**EXERCISE DIRECTIONS:** Exactly the lines from the first line of the records to the line holding "return sum(ANCHO.get(c, 0.5)" should be duplicated, and nothing more; pictures stay out.

**LISTING:**
▼

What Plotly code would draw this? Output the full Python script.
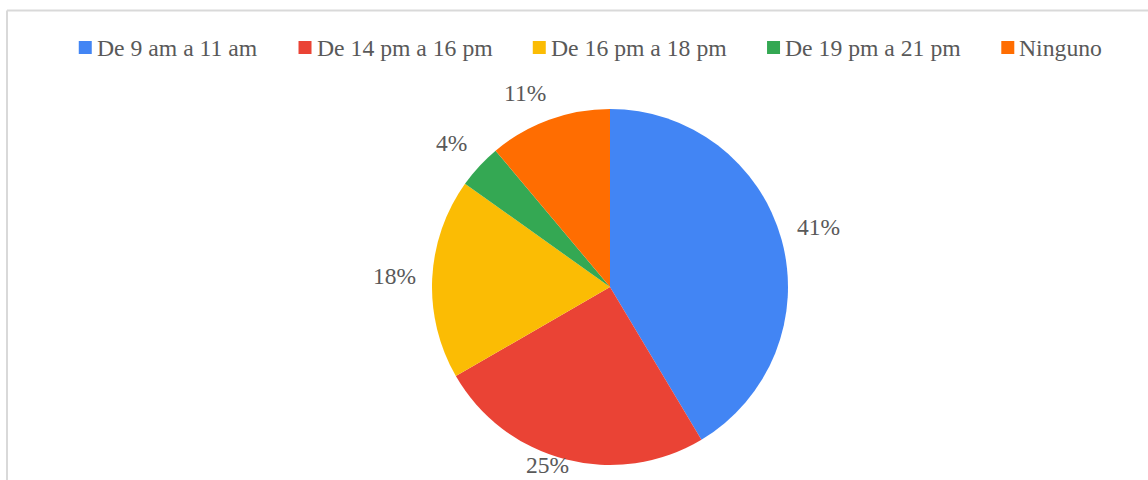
import math
import plotly.graph_objects as go

# Horario preferido
categorias = ["De 9 am a 11 am", "De 14 pm a 16 pm", "De 16 pm a 18 pm", "De 19 pm a 21 pm", "Ninguno"]
porcentajes = [41, 25, 18, 4, 11]
colores = ["#4285F4", "#EA4335", "#FBBC04", "#34A853", "#FF6D01"]

W, H = 1148, 480
cx, cy, r = 610, 287, 178
SERIF = "Liberation Serif"
GRIS = "#595959"
F_LEYENDA = 23.7
F_ETIQ = 23.5

# Advance widths (em) of the Times-metric serif glyphs used in the texts
ANCHO = {" ": 0.25, "D": 0.722, "N": 0.722, "e": 0.444, "a": 0.444, "m": 0.778,
         "p": 0.5, "i": 0.278, "n": 0.5, "g": 0.5, "u": 0.5, "o": 0.5, "%": 0.833}


def ancho_texto(s, size):
    return sum(ANCHO.get(c, 0.5) for c in s) * size


fig = go.Figure(
    go.Pie(
        labels=categorias,
        values=porcentajes,
        marker=dict(colors=colores, line=dict(width=0)),
        sort=False,
        direction="clockwise",
        rotation=0,
        textinfo="none",
        hoverinfo="label+percent",
        showlegend=False,
        domain=dict(x=[(cx - r) / W, (cx + r) / W], y=[1 - (cy + r) / H, 1 - (cy - r) / H]),
    )
)

anotaciones = []
formas = []

# Outside percentage labels, placed beyond each slice's mid angle
# (kept inside the figure's lower edge)
total = sum(porcentajes)
acum = 0
for v in porcentajes:
    theta = 2 * math.pi * (acum + v / 2) / total
    acum += v
    ux, uy = math.sin(theta), math.cos(theta)  # uy points up
    texto = f"{round(100 * v / total)}%"
    hw = ancho_texto(texto, F_ETIQ) / 2
    hh = 12
    d = r + 16
    px, py = cx + d * ux, cy - d * uy
    ox = hw * max(-1, min(1, 2.5 * ux))
    oy = hh * max(-1, min(1, 2.5 * uy))
    lx, ly = px + ox, min(py - oy, H - 15)
    anotaciones.append(dict(
        x=lx / W, y=1 - ly / H, xref="paper", yref="paper",
        text=texto, showarrow=False, xanchor="center", yanchor="middle",
        font=dict(family=SERIF, size=F_ETIQ, color=GRIS),
    ))

# Legend row: coloured square + label, centred across the top
lado, sep, hueco = 13, 5, 40.5
anchos = [ancho_texto(c, F_LEYENDA) for c in categorias]
total_ley = sum(anchos) + len(categorias) * (lado + sep) + (len(categorias) - 1) * hueco
x = 590.5 - total_ley / 2
yl = 47.5
for c, col, a in zip(categorias, colores, anchos):
    formas.append(dict(type="rect", xref="paper", yref="paper",
                       x0=x / W, x1=(x + lado) / W, y0=1 - (yl + lado / 2) / H, y1=1 - (yl - lado / 2) / H,
                       fillcolor=col, line=dict(width=0)))
    anotaciones.append(dict(
        x=(x + lado + sep) / W, y=1 - yl / H, xref="paper", yref="paper",
        text=c, showarrow=False, xanchor="left", yanchor="middle",
        font=dict(family=SERIF, size=F_LEYENDA, color=GRIS),
        xshift=-2,
    ))
    x += lado + sep + a + hueco

# Chart-area frame (top and left edges)
formas += [
    dict(type="line", xref="paper", yref="paper", x0=7 / W, x1=1.01, y0=1 - 10.5 / H, y1=1 - 10.5 / H,
         line=dict(color="#d9d9d9", width=2)),
    dict(type="line", xref="paper", yref="paper", x0=7 / W, x1=7 / W, y0=1 - 10.5 / H, y1=-0.01,
         line=dict(color="#d9d9d9", width=2)),
]

fig.update_layout(
    width=W,
    height=H,
    margin=dict(l=0, r=0, t=0, b=0),
    paper_bgcolor="white",
    font=dict(family=SERIF, size=F_ETIQ, color=GRIS),
    showlegend=False,
    annotations=anotaciones,
    shapes=formas,
)

fig.write_html("out.html")
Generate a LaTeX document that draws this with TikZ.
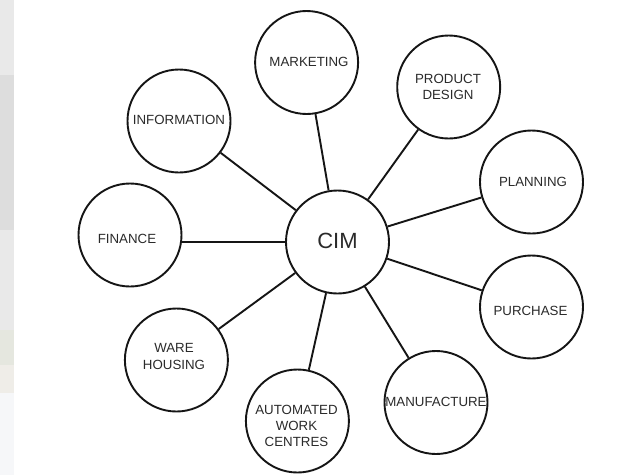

▲

**TASK SOLUTION:**
What Plotly code would draw this? Output the full Python script.
import math
import plotly.graph_objects as go

# Horario preferido
categorias = ["De 9 am a 11 am", "De 14 pm a 16 pm", "De 16 pm a 18 pm", "De 19 pm a 21 pm", "Ninguno"]
porcentajes = [41, 25, 18, 4, 11]
colores = ["#4285F4", "#EA4335", "#FBBC04", "#34A853", "#FF6D01"]

W, H = 1148, 480
cx, cy, r = 610, 287, 178
SERIF = "Liberation Serif"
GRIS = "#595959"
F_LEYENDA = 23.7
F_ETIQ = 23.5

# Advance widths (em) of the Times-metric serif glyphs used in the texts
ANCHO = {" ": 0.25, "D": 0.722, "N": 0.722, "e": 0.444, "a": 0.444, "m": 0.778,
         "p": 0.5, "i": 0.278, "n": 0.5, "g": 0.5, "u": 0.5, "o": 0.5, "%": 0.833}


def ancho_texto(s, size):
    return sum(ANCHO.get(c, 0.5) for c in s) * size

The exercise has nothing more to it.